INFORMATION SHOWN
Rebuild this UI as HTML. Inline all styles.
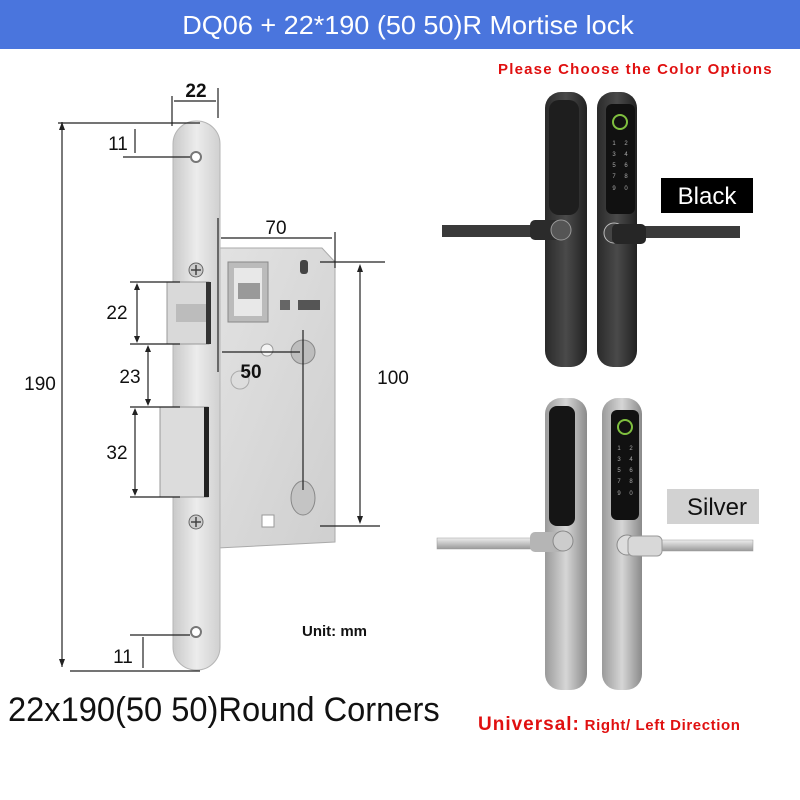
<!DOCTYPE html>
<html><head><meta charset="utf-8"><style>
html,body{margin:0;padding:0;background:#fff}
svg{display:block}
</style></head><body>
<svg width="800" height="800" viewBox="0 0 800 800" xmlns="http://www.w3.org/2000/svg" font-family="Liberation Sans, DejaVu Sans, sans-serif">
<defs>
<linearGradient id="plate" x1="0" x2="1"><stop offset="0" stop-color="#c9c9c9"/><stop offset="0.5" stop-color="#ececec"/><stop offset="1" stop-color="#d0d0d0"/></linearGradient>
<linearGradient id="case" x1="0" x2="1" y1="0" y2="1"><stop offset="0" stop-color="#e2e2e2"/><stop offset="1" stop-color="#cfcfcf"/></linearGradient>
<linearGradient id="blk" x1="0" x2="1"><stop offset="0" stop-color="#2a2a2a"/><stop offset="0.5" stop-color="#4a4a4a"/><stop offset="1" stop-color="#222"/></linearGradient>
<linearGradient id="slv" x1="0" x2="1"><stop offset="0" stop-color="#9a9a9a"/><stop offset="0.5" stop-color="#d6d6d6"/><stop offset="1" stop-color="#8a8a8a"/></linearGradient>
<linearGradient id="lev" x1="0" y1="0" x2="0" y2="1"><stop offset="0" stop-color="#eee"/><stop offset="1" stop-color="#999"/></linearGradient>
</defs>
<rect x="0" y="0" width="800" height="49" fill="#4a75dd"/>
<text x="408" y="34" text-anchor="middle" fill="#fff" font-size="26" transform="translate(408 0) scale(1.04 1) translate(-408 0)">DQ06 + 22*190 (50 50)R Mortise lock</text>

<!-- lock case -->
<path d="M218 248 H322 L335 262 V542 L218 548 Z" fill="url(#case)" stroke="#aaa"/>
<rect x="228" y="262" width="40" height="60" fill="#bbb" stroke="#888"/>
<rect x="234" y="268" width="28" height="48" fill="#e8e8e8"/>
<rect x="238" y="283" width="22" height="16" fill="#999"/>
<rect x="300" y="260" width="8" height="14" rx="3" fill="#444"/>
<rect x="298" y="300" width="22" height="10" fill="#555"/>
<rect x="280" y="300" width="10" height="10" fill="#666"/>
<circle cx="303" cy="352" r="12" fill="#bdbdbd" stroke="#888"/>
<circle cx="267" cy="350" r="6" fill="#f4f4f4" stroke="#999"/>
<ellipse cx="303" cy="498" rx="12" ry="17" fill="#c4c4c4" stroke="#888"/>
<circle cx="240" cy="380" r="9" fill="#ddd" stroke="#aaa"/>
<rect x="262" y="515" width="12" height="12" fill="#fff" stroke="#999"/>
<!-- faceplate -->
<rect x="173" y="121" width="47" height="549" rx="23" fill="url(#plate)" stroke="#b5b5b5"/>
<circle cx="196" cy="157" r="5" fill="#fff" stroke="#777" stroke-width="2"/>
<circle cx="196" cy="632" r="5" fill="#fff" stroke="#777" stroke-width="2"/>
<circle cx="196" cy="270" r="7" fill="#ccc" stroke="#666"/>
<path d="M191 270h10M196 265v10" stroke="#444" stroke-width="1.5"/>
<circle cx="196" cy="522" r="7" fill="#ccc" stroke="#666"/>
<path d="M191 522h10M196 517v10" stroke="#444" stroke-width="1.5"/>
<!-- latch -->
<rect x="167" y="282" width="42" height="62" fill="#d9d9d9" stroke="#999"/>
<rect x="176" y="304" width="30" height="18" fill="#bcbcbc"/>
<rect x="206" y="282" width="5" height="62" fill="#333"/>
<!-- deadbolt -->
<rect x="160" y="407" width="48" height="90" fill="#dcdcdc" stroke="#999"/>
<rect x="204" y="407" width="5" height="90" fill="#222"/>

<!-- dimensions -->
<g stroke="#222" stroke-width="1.2" fill="none">
<path d="M62 122 V667 M58 123 H200 M70 671 H200"/>
<path d="M123 157 H190 M135 129 V153"/>
<path d="M172 96 V126 M218 88 V118 M174 101 H216"/>
<path d="M218 218 V372 M335 232 V268 M221 238 H332"/>
<path d="M130 282 H180 M130 344 H180 M137 285 V341"/>
<path d="M148 347 V404 M130 407 H180 M130 497 H180 M135 410 V494"/>
<path d="M320 262 H385 M320 526 H380 M360 266 V522"/>
<path d="M222 352 H300 M303 330 V490"/>
<path d="M130 635 H190 M143 637 V668"/>
</g>
<g fill="#222">
<path d="M62 122 l-3 8 h6z M62 667 l-3 -8 h6z M360 264 l-3 8 h6z M360 524 l-3 -8 h6z M137 283 l-3 7 h6z M137 343 l-3 -7 h6z M135 408 l-3 7 h6z M135 496 l-3 -7 h6z M148 345 l-3 7 h6z M148 406 l-3 -7 h6z"/>
</g>
<g font-size="19" fill="#111">
<text x="40" y="390" text-anchor="middle">190</text>
<text x="118" y="150" text-anchor="middle">11</text>
<text x="196" y="97" text-anchor="middle" font-weight="bold">22</text>
<text x="276" y="234" text-anchor="middle">70</text>
<text x="117" y="319" text-anchor="middle">22</text>
<text x="130" y="383" text-anchor="middle">23</text>
<text x="117" y="459" text-anchor="middle">32</text>
<text x="393" y="384" text-anchor="middle">100</text>
<text x="251" y="378" text-anchor="middle" font-weight="bold">50</text>
<text x="123" y="663" text-anchor="middle">11</text>
</g>
<text x="302" y="636" font-size="15" font-weight="bold" fill="#111">Unit: mm</text>
<text x="8" y="721" font-size="34" fill="#111" transform="translate(8 0) scale(0.96 1) translate(-8 0)">22x190(50 50)Round Corners</text>

<!-- right side -->
<text x="498" y="74" font-size="15" font-weight="bold" fill="#e01010" letter-spacing="1.2">Please Choose the Color Options</text>
<!-- black lock -->
<rect x="442" y="225" width="120" height="12" fill="#3a3a3a"/>
<rect x="545" y="92" width="42" height="275" rx="16" fill="url(#blk)"/>
<rect x="549" y="100" width="30" height="115" rx="10" fill="#1e1e1e"/>
<rect x="530" y="220" width="35" height="20" rx="5" fill="#2b2b2b"/>
<circle cx="561" cy="230" r="10" fill="#555" stroke="#999"/>
<rect x="597" y="92" width="40" height="275" rx="16" fill="url(#blk)"/>
<rect x="606" y="104" width="29" height="110" rx="6" fill="#111"/>
<circle cx="620" cy="122" r="7" fill="none" stroke="#7fbf3f" stroke-width="2"/>
<g font-size="6" fill="#aaa" text-anchor="middle"><text x="614" y="145">1</text><text x="626" y="145">2</text><text x="614" y="156">3</text><text x="626" y="156">4</text><text x="614" y="167">5</text><text x="626" y="167">6</text><text x="614" y="178">7</text><text x="626" y="178">8</text><text x="614" y="190">9</text><text x="626" y="190">0</text></g>
<rect x="625" y="226" width="115" height="12" fill="#3a3a3a"/>
<circle cx="614" cy="233" r="10" fill="#444" stroke="#bbb"/>
<rect x="612" y="224" width="34" height="20" rx="5" fill="#262626"/>
<rect x="661" y="178" width="92" height="35" fill="#000"/>
<text x="707" y="204" font-size="24" fill="#fff" text-anchor="middle">Black</text>
<!-- silver lock -->
<rect x="437" y="538" width="128" height="11" fill="url(#lev)" stroke="#999" stroke-width="0.5"/>
<rect x="545" y="398" width="42" height="292" rx="16" fill="url(#slv)"/>
<rect x="549" y="406" width="26" height="120" rx="8" fill="#151515"/>
<rect x="530" y="532" width="35" height="20" rx="5" fill="#b5b5b5"/>
<circle cx="563" cy="541" r="10" fill="#ccc" stroke="#888"/>
<rect x="602" y="398" width="40" height="292" rx="16" fill="url(#slv)"/>
<rect x="611" y="410" width="28" height="110" rx="6" fill="#111"/>
<circle cx="625" cy="427" r="7" fill="none" stroke="#7fbf3f" stroke-width="2"/>
<g font-size="6" fill="#aaa" text-anchor="middle"><text x="619" y="450">1</text><text x="631" y="450">2</text><text x="619" y="461">3</text><text x="631" y="461">4</text><text x="619" y="472">5</text><text x="631" y="472">6</text><text x="619" y="483">7</text><text x="631" y="483">8</text><text x="619" y="495">9</text><text x="631" y="495">0</text></g>
<rect x="630" y="540" width="123" height="11" fill="url(#lev)" stroke="#999" stroke-width="0.5"/>
<circle cx="627" cy="545" r="10" fill="#ddd" stroke="#888"/>
<rect x="628" y="536" width="34" height="20" rx="5" fill="#d8d8d8" stroke="#999"/>
<rect x="667" y="489" width="92" height="35" fill="#d2d2d2"/>
<text x="717" y="515" font-size="24" fill="#111" text-anchor="middle">Silver</text>
<text x="478" y="730" fill="#e01010" font-weight="bold"><tspan font-size="19" letter-spacing="1">Universal:</tspan><tspan font-size="15" letter-spacing="0.6"> Right/ Left Direction</tspan></text>
</svg>
</body></html>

WORK TO DO
Make an exact copy of the lines from the top of the material through the line with "50)R Mortise lock</text>", pictures excluded.

THE OUTPUT
Rebuild this UI as HTML. Inline all styles.
<!DOCTYPE html>
<html><head><meta charset="utf-8"><style>
html,body{margin:0;padding:0;background:#fff}
svg{display:block}
</style></head><body>
<svg width="800" height="800" viewBox="0 0 800 800" xmlns="http://www.w3.org/2000/svg" font-family="Liberation Sans, DejaVu Sans, sans-serif">
<defs>
<linearGradient id="plate" x1="0" x2="1"><stop offset="0" stop-color="#c9c9c9"/><stop offset="0.5" stop-color="#ececec"/><stop offset="1" stop-color="#d0d0d0"/></linearGradient>
<linearGradient id="case" x1="0" x2="1" y1="0" y2="1"><stop offset="0" stop-color="#e2e2e2"/><stop offset="1" stop-color="#cfcfcf"/></linearGradient>
<linearGradient id="blk" x1="0" x2="1"><stop offset="0" stop-color="#2a2a2a"/><stop offset="0.5" stop-color="#4a4a4a"/><stop offset="1" stop-color="#222"/></linearGradient>
<linearGradient id="slv" x1="0" x2="1"><stop offset="0" stop-color="#9a9a9a"/><stop offset="0.5" stop-color="#d6d6d6"/><stop offset="1" stop-color="#8a8a8a"/></linearGradient>
<linearGradient id="lev" x1="0" y1="0" x2="0" y2="1"><stop offset="0" stop-color="#eee"/><stop offset="1" stop-color="#999"/></linearGradient>
</defs>
<rect x="0" y="0" width="800" height="49" fill="#4a75dd"/>
<text x="408" y="34" text-anchor="middle" fill="#fff" font-size="26" transform="translate(408 0) scale(1.04 1) translate(-408 0)">DQ06 + 22*190 (50 50)R Mortise lock</text>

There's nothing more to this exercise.